What is remarkable about the ECB’s program to come, however, and that of other nations within the European Union which issue their own currency, is the extent to which yields have fallen – or been set – in order to regain a competitive currency edge. First the Swiss, then Sweden, then Denmark. Russia of course, was devaluing daily because of oil and geopolitical tensions. Promoting almost all of these devaluations were policy rates that went negative – that’s right, short term money market rates that would cost banks and ultimately small savers to lend money, as opposed to good old fashioned positive rates that at least offered something in return. The universe of negative yielding notes and bonds in Euroland now total almost $2 trillion. Not even “thin gruel” is being offered to our modern day Oliver Twist investors. You have to pay to come to the dinner table and then sit there staring at an empty plate.

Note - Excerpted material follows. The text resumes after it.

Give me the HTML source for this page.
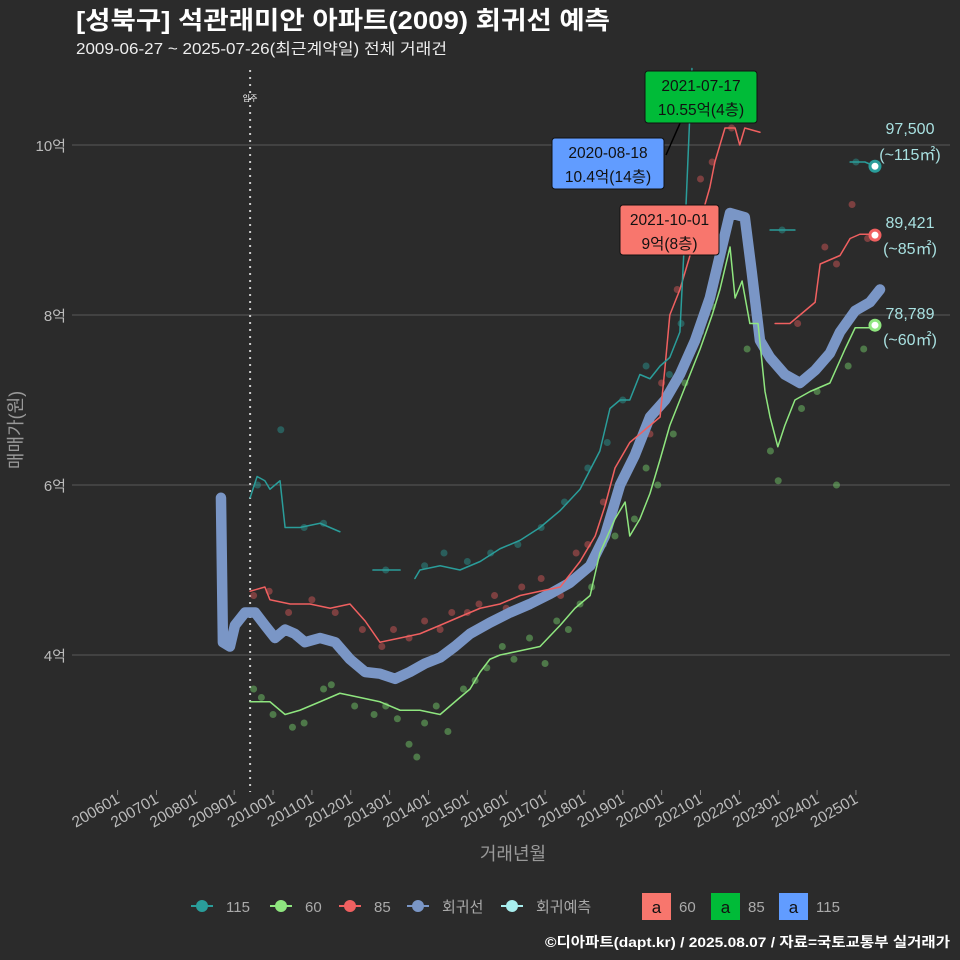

The possibility of negative interest rates was rarely if ever contemplated in academia prior to 2014. No textbook or central bank research paper even mentioned it, although fees for safe haven “storage” have long been in existence at Swiss banks. Ben Bernanke in his famous 2002 paper titled “Deflation: making sure “IT” doesn’t happen here”, mentions helicopters dropping money from the sky, but nowhere was there a hint of negative yields once a central bank reached the zero bound. It was as inconceivable as the “Big Bang” with its black holes that followed billions of years later; the rules of physics or in this case the rules of money didn’t apply; it was impossible to imagine.

But here we are. Negative 25 to 35 basis point money market rates in Germany with minus signs all the way out to six year maturities, reflecting the expectation that negative policy rates are likely in store for at least 3 to 4 years in the future. Sweden has gone the furthest with negative 75 basis points but Switzerland and Denmark are not far behind. Outside the EU, Japan is on a mission of once swift and now gradual devaluation of the Yen via QE – their interest rates having been near zero for years. Even China is lowering its rates seemingly to weaken its Renminbi relative to the dollar and is having some success in doing so.

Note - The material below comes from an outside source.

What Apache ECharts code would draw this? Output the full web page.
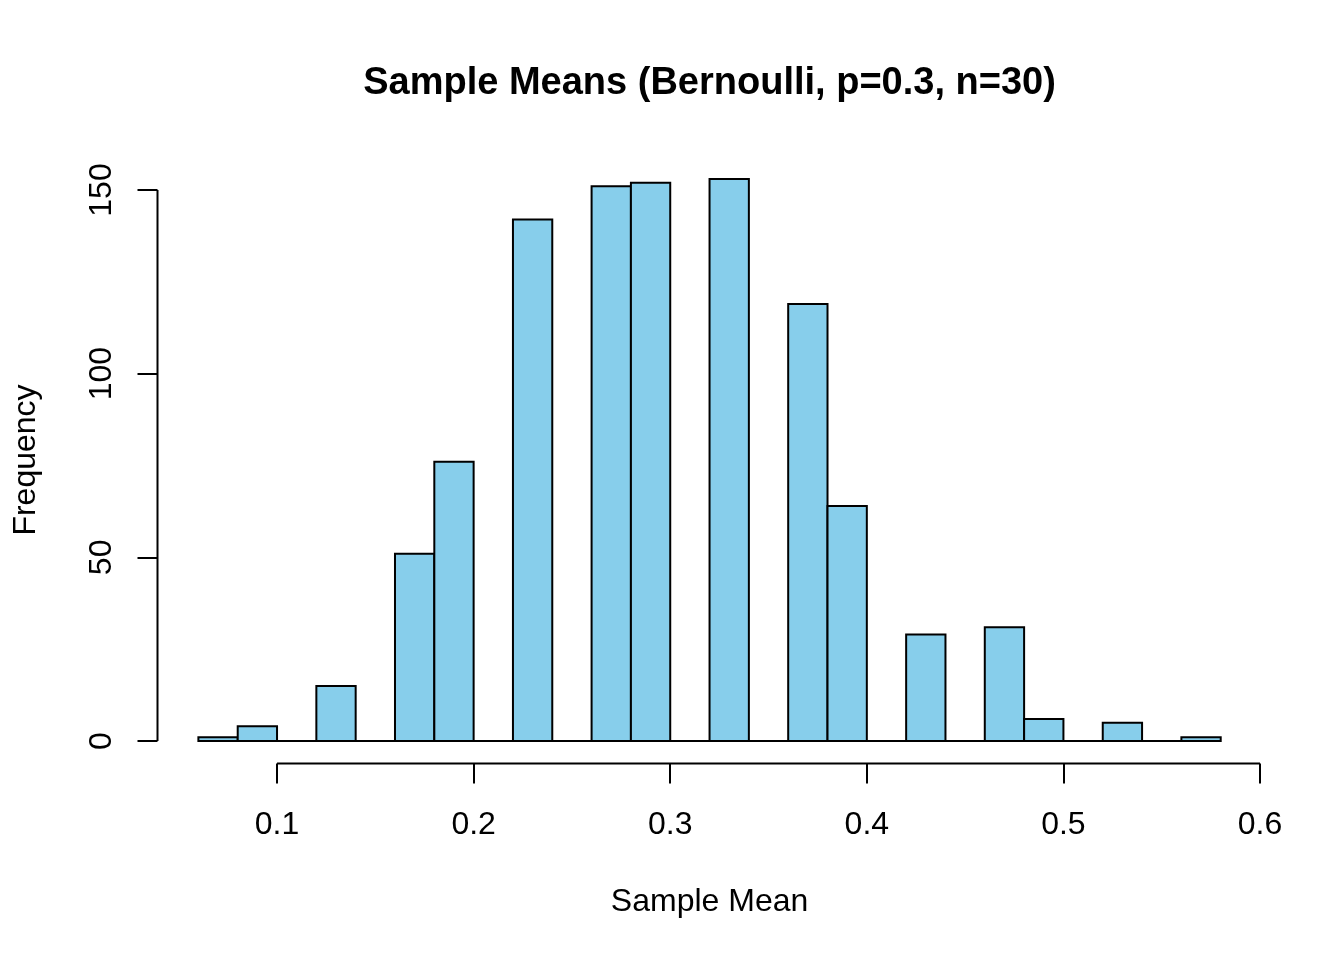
<!DOCTYPE html>
<html>
<head>
<meta charset="utf-8">
<script src="https://cdn.jsdelivr.net/npm/echarts@6/dist/echarts.min.js"></script>
<style>
  html, body { margin: 0; padding: 0; background: #fff; }
  #main { width: 1344px; height: 960px; }
</style>
</head>
<body>
<div id="main"></div>
<script>
// histogram bins (left edges, width 0.02) and counts
var binStart = [0.06, 0.08, 0.10, 0.12, 0.14, 0.16, 0.18, 0.20, 0.22, 0.24, 0.26, 0.28, 0.30,
                0.32, 0.34, 0.36, 0.38, 0.40, 0.42, 0.44, 0.46, 0.48, 0.50, 0.52, 0.54, 0.56];
var binWidth = 0.02;
var counts = [1, 4, 0, 15, 0, 51, 76, 0, 142, 0, 151, 152, 0,
              153, 0, 119, 64, 0, 29, 0, 31, 6, 0, 5, 0, 1];
var xTicks = [0.1, 0.2, 0.3, 0.4, 0.5, 0.6];
var xTickLabels = ['0.1', '0.2', '0.3', '0.4', '0.5', '0.6'];
var yTicks = [0, 50, 100, 150];

// R style 4% padding of the axis ranges
var xMin = 0.06 - 0.04 * 0.52, xMax = 0.58 + 0.04 * 0.52;
var yMin = -0.04 * 153, yMax = 153 * 1.04;

var font = '"Liberation Sans", Arial, sans-serif';

var barData = [];
for (var i = 0; i < binStart.length; i++) {
  barData.push([binStart[i], binStart[i] + binWidth, counts[i]]);
}

var myChart = echarts.init(document.getElementById('main'));
var option = {
  backgroundColor: '#ffffff',
  animation: false,
  title: {
    text: 'Sample Means (Bernoulli, p=0.3, n=30)',
    left: 704.5,
    top: 60,
    textAlign: 'center',
    textStyle: { fontFamily: font, fontSize: 38, fontWeight: 'bold', color: '#000' }
  },
  grid: { left: 157.5, right: 82.4, top: 156.5, bottom: 196.5, containLabel: false },
  xAxis: {
    type: 'value',
    min: xMin,
    max: xMax,
    name: 'Sample Mean',
    nameLocation: 'middle',
    nameGap: 123,
    nameTextStyle: { fontFamily: font, fontSize: 32, color: '#000' },
    axisLine: { show: false, onZero: false },
    splitLine: { show: false },
    axisTick: {
      show: true, length: 20, inside: false, customValues: xTicks,
      lineStyle: { color: '#000', width: 2 }
    },
    axisLabel: {
      customValues: xTicks,
      margin: 45.5,
      fontFamily: font, fontSize: 32, color: '#000',
      formatter: function (v) {
        var k = xTicks.indexOf(v);
        return k >= 0 ? xTickLabels[k] : '';
      }
    }
  },
  yAxis: {
    type: 'value',
    min: yMin,
    max: yMax,
    name: 'Frequency',
    nameLocation: 'middle',
    nameGap: 115,
    nameTextStyle: { fontFamily: font, fontSize: 32, color: '#000' },
    axisLine: { show: false, onZero: false },
    splitLine: { show: false },
    axisTick: {
      show: true, length: 20, inside: false, customValues: yTicks,
      lineStyle: { color: '#000', width: 2 }
    },
    axisLabel: {
      customValues: yTicks,
      rotate: 90,
      margin: 39,
      fontFamily: font, fontSize: 32, color: '#000'
    }
  },
  series: [
    {
      type: 'custom',
      data: barData,
      encode: { x: [0, 1], y: 2 },
      clip: false,
      renderItem: function (params, api) {
        var p0 = api.coord([api.value(0), api.value(2)]);
        var p1 = api.coord([api.value(1), 0]);
        return {
          type: 'rect',
          shape: { x: p0[0], y: p0[1], width: p1[0] - p0[0], height: p1[1] - p0[1] },
          style: { fill: '#87CEEB', stroke: '#000', lineWidth: 2 }
        };
      }
    },
    {
      // x axis line, R draws it only between the first and last tick
      type: 'line',
      data: [[xTicks[0], yMin], [xTicks[xTicks.length - 1], yMin]],
      symbol: 'none',
      clip: false,
      lineStyle: { color: '#000', width: 2 },
      silent: true
    },
    {
      // y axis line
      type: 'line',
      data: [[xMin, yTicks[0]], [xMin, yTicks[yTicks.length - 1]]],
      symbol: 'none',
      clip: false,
      lineStyle: { color: '#000', width: 2 },
      silent: true
    }
  ]
};
myChart.setOption(option);
window.onresize = function () {
  myChart.resize();
};
</script>
</body>
</html>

All of this may seem positive for future global growth and in some cases it may be – lower yields make sovereign and corporate debt burdens more tolerable and their exports more competitive. But common sense would argue that the global economy cannot devalue against itself. Either the strong dollar weakens the world’s current growth locomotive (the U.S.) or else their near in unison devaluation effort fails to lead to the desired results, much like Japan experienced after its 50% devaluation against the Dollar beginning in 2012.

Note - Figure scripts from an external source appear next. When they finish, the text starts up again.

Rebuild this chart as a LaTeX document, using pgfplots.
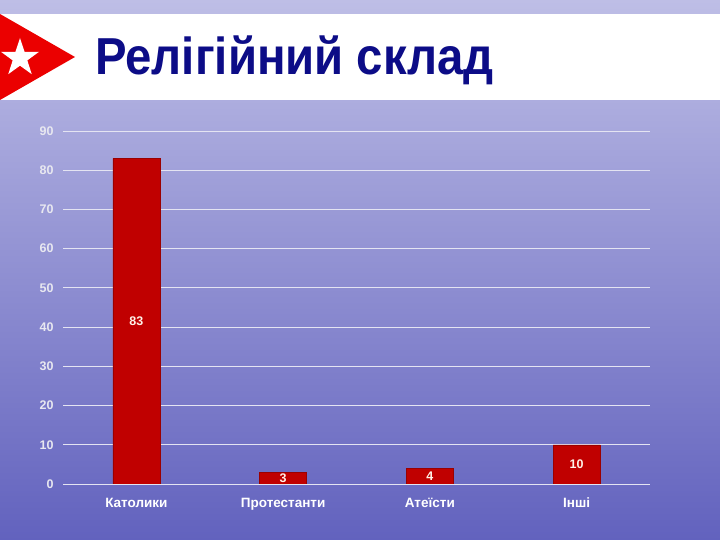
\documentclass[border=0pt]{standalone}
\usepackage{fontspec}
\setmainfont{Liberation Sans}
\usepackage{pgfplots}
\pgfplotsset{compat=1.18}
\usetikzlibrary{shapes.geometric}
\definecolor{bgtop}{RGB}{190,190,230}
\definecolor{bgbot}{RGB}{98,98,190}
\definecolor{barred}{RGB}{192,0,0}
\definecolor{titleblue}{RGB}{12,12,135}
\definecolor{gridc}{RGB}{228,228,242}
\definecolor{ticklab}{RGB}{232,232,240}
\definecolor{barlab}{RGB}{255,242,232}
\begin{document}
\begin{tikzpicture}[x=1pt,y=1pt]
\useasboundingbox (0,0) rectangle (720,540);
\shade[top color=bgtop,bottom color=bgbot] (0,0) rectangle (720,540);
\fill[white] (0,440) rectangle (720,526);
\fill[red!92!black] (0,526) -- (75,483) -- (0,440) -- cycle;
\node[star, star points=5, star point ratio=2.6, fill=white, minimum size=40pt, inner sep=0pt] at (20,482) {};
\node[anchor=base west, font=\fontsize{52}{52}\selectfont\bfseries, text=titleblue, inner sep=0pt, xscale=0.91] at (95,465)
  {Релігійний склад};
\begin{axis}[
  at={(63pt,56pt)}, anchor=south west, scale only axis,
  width=587pt, height=353pt,
  ybar, bar width=47pt,
  xmin=-0.5, xmax=3.5, ymin=0, ymax=90,
  xtick={0,1,2,3},
  xticklabels={Католики,Протестанти,Атеїсти,Інші},
  ytick={0,10,...,90},
  axis line style={draw=none},
  major tick length=0pt,
  ymajorgrids, grid style={gridc, line width=0.8pt},
  /pgf/number format/assume math mode=true,
  yticklabel style={font=\bfseries\fontsize{12.5}{12.5}\selectfont, text=ticklab, xshift=-6pt},
  xticklabel style={font=\bfseries\fontsize{13.5}{13.5}\selectfont, text=white, text height=10pt, text depth=3pt, yshift=-10pt},
  nodes near coords,
  visualization depends on=rawy \as \rawy,
  every node near coord/.append style={font=\bfseries\fontsize{12.5}{12.5}\selectfont, text=barlab, anchor=center, shift={(axis direction cs:0,-\rawy/2)}},
]
\addplot[fill=barred, draw=barred!80!black] coordinates {(0,83) (1,3) (2,4) (3,10)};
\end{axis}
\end{tikzpicture}
\end{document}
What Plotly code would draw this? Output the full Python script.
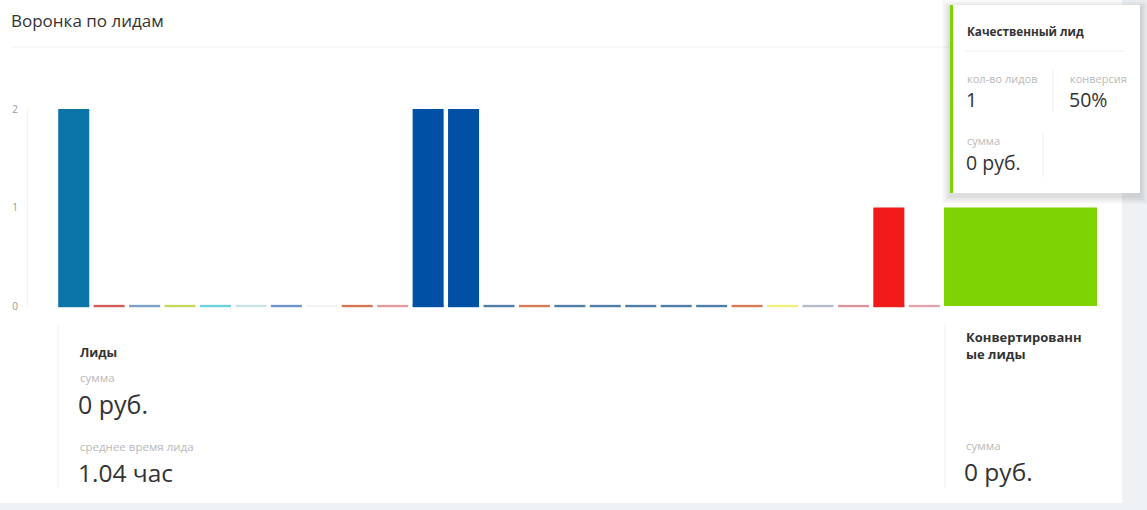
import plotly.graph_objects as go

W, H = 1147, 510

# lead funnel stages (names are not legible on the screenshot)
stages = [
    "Не обработан", "В работе", "Ожидание", "Звонок", "Встреча",
    "Перезвонить", "Отложен", "Новый", "Консультация", "Предложение",
    "Первичный контакт", "Квалификация", "Анкета", "Счёт", "Договор",
    "Согласование", "Оплата", "Документы", "Доставка", "Возврат",
    "Повтор", "Архив", "Спам", "Качественный лид", "Некачественный лид",
]
leads = [2, 0, 0, 0, 0, 0, 0, 0, 0, 0, 2, 2, 0, 0, 0, 0, 0, 0, 0, 0, 0, 0, 0, 1, 0]
stage_colors = [
    "#0a74a8", "#d35a57", "#7e9fc8", "#c7d85c", "#6bd3dc",
    "#c9e2e8", "#6f93c9", "#f2f2f2", "#d27553", "#e69b9c",
    "#0051a6", "#0051a6", "#4e7ea6", "#d37c56", "#4e7ea6",
    "#4e7ea6", "#4e7ea6", "#4e7ea6", "#4e7ea6", "#d37c56",
    "#f2ee7a", "#b5bccb", "#d99597", "#f01a1a", "#e2a3ab",
]
converted_stage = ["Конвертированные лиды"]
converted = [1]
converted_color = "#7dd304"


def px(x):
    return x / W


def py(y):
    return 1 - y / H


fig = go.Figure()

# thin stubs so that empty stages still show a coloured line at the base
fig.add_trace(go.Bar(x=stages, y=[0.024] * len(stages), base=-0.012,
                     marker=dict(color=stage_colors, line_width=0),
                     hoverinfo="skip", showlegend=False))
fig.add_trace(go.Bar(x=stages, y=leads, marker=dict(color=stage_colors, line_width=0),
                     name="Лиды", showlegend=False))
fig.add_trace(go.Bar(x=converted_stage, y=converted, width=1,
                     marker=dict(color=converted_color, line_width=0),
                     xaxis="x2", name="Конвертированные лиды", showlegend=False))

grey_txt = "#b9b9b9"
dark_txt = "#333333"


def label(x, y, text, size, color=dark_txt, yanchor="middle"):
    return dict(x=px(x), y=py(y), xref="paper", yref="paper", text=text,
                showarrow=False, xanchor="left", yanchor=yanchor, align="left",
                font=dict(size=size, color=color, family="Open Sans"))


def rect(x0, y0, x1, y1, fill, layer="above"):
    return dict(type="rect", xref="paper", yref="paper",
                x0=px(x0), x1=px(x1), y0=py(y1), y1=py(y0),
                fillcolor=fill, line_width=0, layer=layer)


def line(x0, y0, x1, y1, color="#eeeeee"):
    return dict(type="line", xref="paper", yref="paper",
                x0=px(x0), x1=px(x1), y0=py(y0), y1=py(y1),
                line=dict(color=color, width=1), layer="above")


shapes = [
    rect(0, 0, 1122, 503, "white", layer="below"),
    line(10, 47, 1120, 47, "#f2f2f2"),
    line(58, 325, 58, 488),
    line(945, 325, 945, 488),
]
# tooltip card with a soft shadow
for i, a in enumerate([0.025, 0.03, 0.035, 0.04]):
    d = 8 - 2 * i
    shapes.append(rect(950 - d, 5 - d + 3, 1140 + d, 193 + d + 3, f"rgba(0,0,0,{a})"))
shapes += [
    rect(950, 5, 1140, 193, "white"),
    rect(950, 5, 953, 193, converted_color),
    line(966, 51, 1125, 51),
    line(1053, 70, 1053, 112),
    line(1043, 133, 1043, 177),
]

annotations = [
    label(9, 21, "Воронка по лидам", 17),
    label(78, 352, "<b>Лиды</b>", 12.5),
    label(78, 377, "сумма", 11.5, grey_txt),
    label(76, 404, "0 руб.", 25),
    label(78, 446, "среднее время лида", 11.5, grey_txt),
    label(76, 472, "1.04 час", 24.5),
    label(964, 326, "<b>Конвертированн<br>ые лиды</b>", 13, yanchor="top"),
    label(964, 445, "сумма", 11.5, grey_txt),
    label(962, 471, "0 руб.", 24.5),
    label(965, 31, "<b>Качественный лид</b>", 11.7),
    label(965, 78, "кол-во лидов", 11, grey_txt),
    label(964, 100, "1", 19.5),
    label(1068, 78, "конверсия", 11, grey_txt),
    label(1067, 100, "50%", 19.5),
    label(965, 140, "сумма", 11, grey_txt),
    label(964, 162, "0 руб.", 19.5),
]

fig.update_layout(
    width=W, height=H,
    margin=dict(l=0, r=0, t=0, b=0, autoexpand=False),
    paper_bgcolor="#eef2f4",
    plot_bgcolor="rgba(0,0,0,0)",
    barmode="overlay",
    bargap=0.125,
    font=dict(family="Open Sans", color=dark_txt),
    xaxis=dict(domain=[px(56), px(942)], range=[-0.5, len(stages) - 0.5],
               showticklabels=False, showgrid=False, zeroline=False, ticks=""),
    xaxis2=dict(domain=[px(944), px(1097)], anchor="y", range=[-0.5, 0.5],
                showticklabels=False, showgrid=False, zeroline=False, ticks=""),
    yaxis=dict(domain=[py(308), py(109)], range=[-0.02, 2], anchor="free",
               position=px(27), tickvals=[0, 1, 2], showgrid=False, zeroline=False,
               showline=True, linecolor="#f2f2f2", ticks="", ticklabelstandoff=7,
               tickfont=dict(size=10, color="#999999")),
    shapes=shapes,
    annotations=annotations,
)

fig.write_html("out.html", config={"displayModeBar": False},
               post_script="document.body.style.margin='0';")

A more serious concern however, might be that low interest rates globally destroy financial business models that are critical to the functioning of modern day economies. Pension funds and insurance companies are perhaps the most important examples of financial sectors that are threatened by low to negative interest rates. Both sectors have always attempted to immunize their long term liabilities (retirement, health, morbidity) by investing at a similar duration with an attractive yield. Now that negative and in almost all cases low short term rates are expected to persist, long term bonds and similar duration assets do not offer the ability to pay claims 5, 10, 30 years into the future. With 10 year German Bonds at 30 basis points and the possibility of them going negative after the beginning of the ECB’s QE in March, what German, Dutch, or French insurance company would attempt to immunize liabilities at the zero bound or lower? Immunization makes no economic or business sense at these levels; similarly for pension funds. In fact even households are handcuffed by low/negative yields, who everyday must now address their inability to save enough money at a high enough rate to pay for education, healthcare, and retirement obligations. Negative/zero bound interest rates may exacerbate, instead of stimulate low growth rates in all of these instances, by raising savings and deferring consumption.

This possibility may be one reason why the Fed appears to be moving to raise interest rates gradually beginning in June this year. In an attempt to elevate returns, investors and savers do all the wrong things required of a stable capitalistic model. Savers save more, not less, and invest at higher risk levels in order to reach their long term liability expectations. Asset prices for stocks, high yield bonds and other supposed 5-10% returning investments, become stretched and bubble sensitive; Debt accumulates instead of being paid off because rates are too low to pass up – corporate bond sales leading to stock buybacks being the best example. The financial system has become increasingly vulnerable only six years after its last collapse in 2009.

Investors and bondholders who have cheered every instance of lower and now sub-zero yields in developed countries because of near-term capital gains that accompany them, must now beware of the potential negative consequences going forward. Central banks have gone and continue to go too far in their misguided efforts to support future economic growth. “Home bred” monetary policies earn “blue ribbon” rewards in the short term, but in the long run may undermine the entire show and send the dogs towards the exits. Stay conservative in your investment portfolio. Own high quality bonds and low P/E, high quality stocks if you want to stay out of the doghouse. Arf, Arf.